O ano em que Pistorius trocou as pistas pela prisão
Pela primeira vez nos mais de sete meses de duração de seu julgamento, Oscar Pistorius não deixou o tribunal em um carro de sua família, mas em um furgão que o levou à prisão de Kgosi Mampuru II, na capital da África do Sul, no dia 21 de outubro.
Ele foi considerado culpado por homicídio após matar a tiros sua namorada, a modelo Reeva Steenkamp, em quem atirou através da porta do banheiro de sua casa durante a madrugada de 14 de fevereiro de 2013.
Pistorius atirou acreditando que se tratava de um ladrão e sem a intenção de matar, segundo aceitou a juíza Thokozile Masipa em um controverso caso, no qual foi descartado o crime de assassinato pedido pela promotoria.
Antes de a juíza dar o julgamento por terminado, o mesmo policial que muitas manhãs cumprimentou Pistorius na sala, se aproximou para escoltá-lo pelas escadas rumo ao calabouço.
Seus parentes pareciam preparados para este desfecho, e com gesto contido, estenderam a mão enquanto Pistorius descia com uma expressão diferente rumo ao porão dos tribunais.
Talvez, naquele momento, Pistorius tenha começado a contar os dias para voltar para casa, já que pode sair em liberdade condicional após cumprir dez meses, um sexto da pena, se as autoridades penitenciárias o considerarem um presidiário modelo.
Essa possibilidade é um dos argumentos da apelação apresentada pela promotoria, que não conseguiu provar que Pistorius cometeu um assassinato premeditado.
O recurso classifica a sentença de “surpreendentemente inadequada”, e enfatiza que o atleta disparou “não uma, mas quatro vezes” na direção de um cubículo do qual “não havia escapatória”.

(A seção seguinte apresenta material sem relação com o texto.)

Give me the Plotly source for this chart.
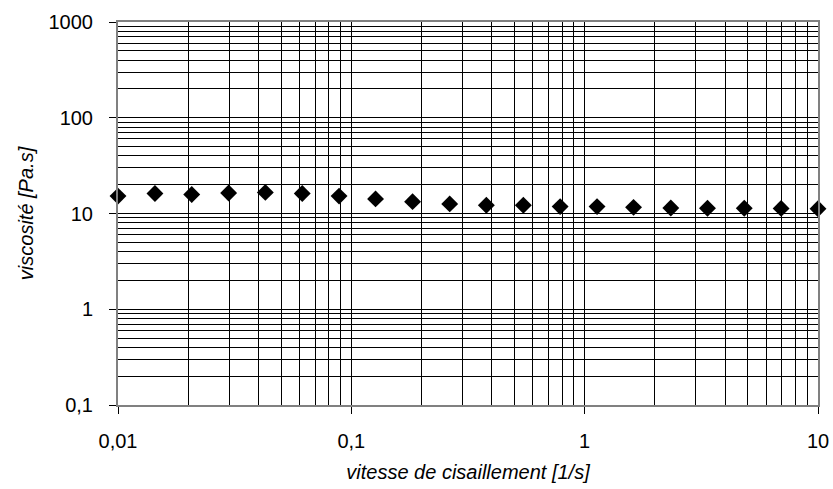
import plotly.graph_objects as go

# shear rate [1/s] and viscosity [Pa.s]
shear_rate = [0.01, 0.0144, 0.0207, 0.0298, 0.0428, 0.0616, 0.0886, 0.127, 0.183, 0.264,
              0.379, 0.546, 0.785, 1.13, 1.62, 2.34, 3.36, 4.83, 6.95, 10.0]
viscosity = [15.2, 16.2, 15.8, 16.4, 16.6, 16.2, 15.2, 14.2, 13.3, 12.6,
             12.2, 12.2, 11.8, 11.8, 11.6, 11.4, 11.35, 11.35, 11.3, 11.2]

x_major = [0.01, 0.1, 1, 10]
x_major_text = ["0,01", "0,1", "1", "10"]
y_major = [0.1, 1, 10, 100, 1000]
y_major_text = ["0,1", "1", "10", "100", "1000"]

x_minor = [m * d for d in (0.01, 0.1, 1) for m in range(2, 10)]
y_minor = [m * d for d in (0.1, 1, 10, 100) for m in range(2, 10)]

font = "Liberation Sans, Arial, sans-serif"

fig = go.Figure(
    go.Scatter(
        x=shear_rate, y=viscosity, mode="markers",
        marker=dict(symbol="diamond", size=13, color="black"),
        cliponaxis=False,
    )
)

axis_common = dict(
    type="log",
    automargin=False,
    showline=True, linecolor="#808080", linewidth=2, mirror=True,
    showgrid=True, gridcolor="black", gridwidth=1,
    ticks="outside", ticklen=7, tickcolor="black", tickwidth=1,
    tickfont=dict(family=font, size=20, color="black"),
    zeroline=False,
)

fig.update_xaxes(
    **axis_common,
    range=[-2, 1],
    tickvals=x_major, ticktext=x_major_text,
    minor=dict(tickvals=x_minor, showgrid=True, gridcolor="black", gridwidth=1, ticklen=0),
    ticklabelstandoff=10,
    title=dict(text="<i>vitesse de cisaillement [1/s]</i>",
               font=dict(family=font, size=20, color="black"), standoff=14),
)
fig.update_yaxes(
    **axis_common,
    range=[-1, 3],
    tickvals=y_major, ticktext=y_major_text,
    minor=dict(tickvals=y_minor, showgrid=True, gridcolor="black", gridwidth=1, ticklen=0),
    ticklabelstandoff=12,
    title=dict(text="<i>viscosité [Pa.s]</i>",
               font=dict(family=font, size=20, color="black"), standoff=10),
)

fig.update_layout(
    width=833, height=489,
    margin=dict(l=118, r=15, t=22, b=84),
    plot_bgcolor="white", paper_bgcolor="white",
    showlegend=False,
)

fig.write_html("out.html")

À espera de conhecer o resultado da apelação, e apesar de não ter evitado a prisão como pretendia, o veredicto de Masipa limpa de certo modo o nome de Pistorius ao absolvê-lo de assassinato e estabelecer que ele não disparou em sua namorada com intenção de matá-la.
“Nos liberta de uma grande carga”, disse o porta-voz familiar e tio do velocista, Arnold Pistorius, que acrescentou que seus amigos e parentes nunca duvidaram da versão de seu sobrinho.
No entanto, a sentença pode ter posto um fim à carreira do atleta, que aos 27 anos desejava outras grandes conquistas como a conquistada em Londres 2012: ser o primeiro atleta com as duas pernas amputadas a competir junto com velocistas que não são deficientes.
O processo judicial – um dos mais midiáticos da história e um dos poucos televisionados do princípio ao fim – serviu também para revelar ao mundo, com um grau de detalhe clínico, a vida privada de um ícone internacional do esporte e uma referência moral.
Embora quase todas as provas apresentadas pelo promotor e a defensoria (mensagens telefônicas, testemunhos de amigos e psicólogos) tenham sido descartadas pela juíza, elas retratam um jovem amável e de temperamento explosivo ao mesmo tempo, além de inseguro, arrogante, sedutor, generoso e egoísta.
Por trás da face da criança amputada aos 11 meses por um problema genético, que não conhece limites e se transforma em um velocista de elite, emergem as dúvidas, temores e angústias de todas as pessoas, acentuadas talvez pela incapacidade e a auto-exigência.
O julgamento também sobre a obsessão pela segurança e o medo extraordinário do crime com que vivem Pistorius e a sociedade sul-africana, em que não são inverossímeis erros fatais como o que o atleta alega ter cometido.
Além disso, o caso expôs o funcionamento do sistema judiciário sul-africano, com seus problemas, limitações e grandes estrelas como o promotor Gerrie Nel e o advogado defensor Barry Roux, que se transformaram em verdadeiros fenômenos midiáticos.